Perplexidade – após mais de dois anos de déficits fiscais de dois dígitos, taxas de juros próximas a zero e compra de ativos financeiros públicos e privados pelos bancos centrais, o mundo desenvolvido (Estados Unidos, Europa e Japão) continua a ter um desempenho econômico anêmico: baixo crescimento, altas taxas de desemprego e risco de deflação. Essas políticas conseguiram reverter o colapso do mercado de crédito. Mas não estão conseguindo reativar as economias.
Ceticismo – diante da avaliação de que déficits fiscais de dois dígitos são insustentáveis, aumentar a liquidez se tornou o único instrumento disponível para tentar reativar as economias no curto prazo. Como resultado, o Federal Reserve (Fed), o banco central norte-americano, em sua última reunião, sinalizou que irá aumentar a liquidez por meio de novas compras de títulos do governo. Mas, com juros próximos de zero, famílias endividadas, perda de riqueza decorrente da crise e elevada incerteza, a avaliação geral é de que essa política terá pouco ou nenhum efeito sobre as variáveis reais da economia.
Desespero – porém, com a elevada taxa de desemprego e o risco não desprezível de deflação, o Fed se sente obrigado a fazer algo, ainda que “algo” possa gerar efeitos colaterais negativos para a economia global. A liquidez adicional deverá se direcionar para a compra de ativos financeiros nos Estados Unidos (ações e títulos) e ativos financeiros e reais em países emergentes (ações, títulos, imóveis, commodities, etc.), gerando pressões inflacionárias, bolhas nos preços dos ativos reais (nos emergentes) e financeiros (em todo o mundo), aumento dos preços das commodities e valorização das moedas em relação ao dólar.
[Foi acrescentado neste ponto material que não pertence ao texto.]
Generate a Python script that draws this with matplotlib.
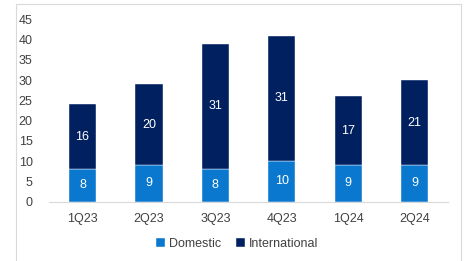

Para evitar a valorização de sua moeda a China adotou uma estratégia de manter o valor de sua moeda, o renminbi, estável em relação ao dólar, via acumulação de reservas, desde o início da crise financeira em 2008. Essa política também aumenta a pressão sobre as moedas dos outros países que, espremidos entre a China e os Estados Unidos, passaram a intervir no mercado de câmbio e a introduzir controles de capitais, uma situação já caracterizada como de “guerra cambial”.
Esse cenário apresenta dois riscos para a economia global. Primeiro, para tentar forçar a China a permitir uma valorização mais rápida de sua moeda, o único instrumento de que dispõem os Estados Unidos é a introdução de restrições comerciais, o que levaria a uma muito provável retaliação por parte da China. Por outro lado, como as intervenções no câmbio têm custos elevados e efeitos passageiros, o incentivo para introduzir barreiras comerciais aumenta com o tempo. Neste contexto, transformar “guerra cambial” em “guerra comercial” é uma questão de tempo, o que fatalmente traria de volta a recessão.
Segundo, como uma parte relevante da demanda pelos bens produzidos na China vem do exterior (o consumo interno significa apenas 40% do PIB do país), uma valorização muito rápida da moeda poderá diminuir fortemente a demanda externa e o crescimento do produto e do emprego. O exemplo do Japão nos anos 90 mostra que não se deve desprezar a probabilidade de que isso ocorra. Como a China é hoje o único motor autônomo de crescimento da economia mundial, o risco de volta da recessão não é desprezível. Daí a reticência da Europa e dos países emergentes em se juntar aos Estados Unidos na pressão por uma rápida valorização do renminbi.
A autoridade monetária norte-americana está planejando dobrar a dose do remédio, aumentar a liquidez, com base no diagnóstico de que os resultados foram fracos porque a dose foi pequena. Como esse diagnóstico está errado, dobrar a aposta só irá aumentar os efeitos colaterais negativos do remédio. O problema da economia norte-americana (assim como da Europa, exceto Alemanha, e do Japão) é estrutural: déficits e dívidas públicas excessivamente elevadas; sistema de aposentadorias generoso e potencialmente deficitário; taxas de poupança muito baixas; qualificação da mão de obra inadequada à demanda por trabalho, em razão da mudança na estrutura produtiva gerada pela migração de grande parte da base industrial para os países emergentes; e incerteza e instabilidade regulatória são alguns dos problemas que precisam ser resolvidos para que estas economias voltem a uma trajetória de crescimento saudável. E esses problemas exigem reformas estruturais que demandam tempo e paciência (quem se recorda do Consenso de Washington?). Dobrar a dose do remédio, além de gerar mais bolhas de ativos, traz consigo o risco de destruir as duas principais fontes de recuperação da economia mundial: a retomada do comércio internacional e o crescimento chinês.